Mayo’s Vanda Lennon, M.D., Ph.D., leads research that identifies biomarker for brain and spinal cord inflammation
Mayo Clinic research has identified a new biomarker for brain and spinal cord inflammation. Vanda Lennon, M.D., Ph.D. (N ’78), and colleagues identified the new biomarker – an antibody – in spinal fluid and blood serum of patients with a neurological disorder called autoimmune meningoencephalomyelitis. In this disorder, the autoantibody targets a protein called glial fibrillary acidic protein within astrocytes in the brain and spinal cord.
Old test yields new discovery
The discovery was made with a test developed in the 1960s. “The test we used has been a tremendous tool of discovery and diagnostic tool for the last 35 years since I set up this lab,” says Dr. Lennon. “It had fallen out of fashion about 20 years ago when we were encouraged to use modern molecular techniques. We certainly use molecular techniques, which are important validation steps, but we did not give up the valuable older technology as a component of our 21st-century screening protocol to detect informative autoantibodies. In the process, we have continued to discover new autoantibodies of clinical importance.”
The process in which the biomarker was identified involves applying a patient’s serum or spinal fluid to thin secretions of mouse tissues. If an autoantibody is present, it will stick to the targeted tissue. After the serum or spinal fluid is washed off, a probe in the form of another antibody is applied to the tissue to detect any human antibody that remains bound to the tissue. The probe antibody is tagged with a fluorescent dye. When viewed under a fluorescence microscope, the tagged antibody shows the location of the bound human autoantibody, revealing the cells targeted by the immune system.

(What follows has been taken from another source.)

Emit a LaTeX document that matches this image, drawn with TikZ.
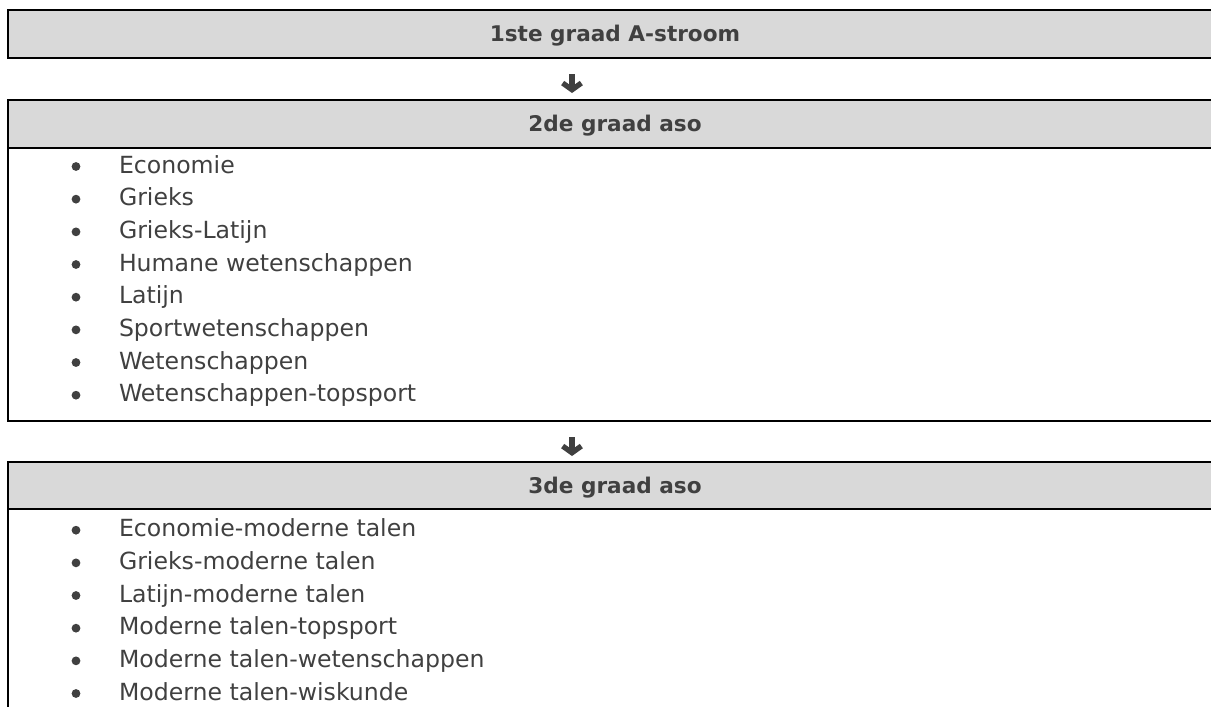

In this case, the pattern of binding to mouse brain tissue resembles the pattern of abnormalities seen in MRI images of the patient’s brain and spinal cord.
A positive test for glial fibrillary acidic protein autoantibody should bring the correct diagnosis earlier and hasten the most appropriate treatment. According to Dr. Lennon, the disease reverses rapidly with therapy directed at the immune system.
Proxy marker of more aggressive compound
Diagnosis and treatment of patients is expected to improve in another important way. Dr. Lennon says the team has identified about 103 patients with the biomarker, and about one-third of them have an unsuspected cancer in a remote part of the body. The team suspects that because cancer cells and the nervous system use some of the same mechanisms for communication, the immune response that is attacking a cancer also is causing collateral damage to the nervous system in the process.
“It appears that the antibody does not itself cause the brain inflammation,” she says. “It is a proxy marker of a more aggressive component of the immune system called killer T cells, which target the same brain protein.”
The next steps are to verify the glial fibrillary acidic protein autoantibody’s diagnostic performance. Mayo Clinic’s Neuroimmunology Laboratory anticipates offering this test for diagnostic purposes.
The research was published in the November issue of JAMA Neurology.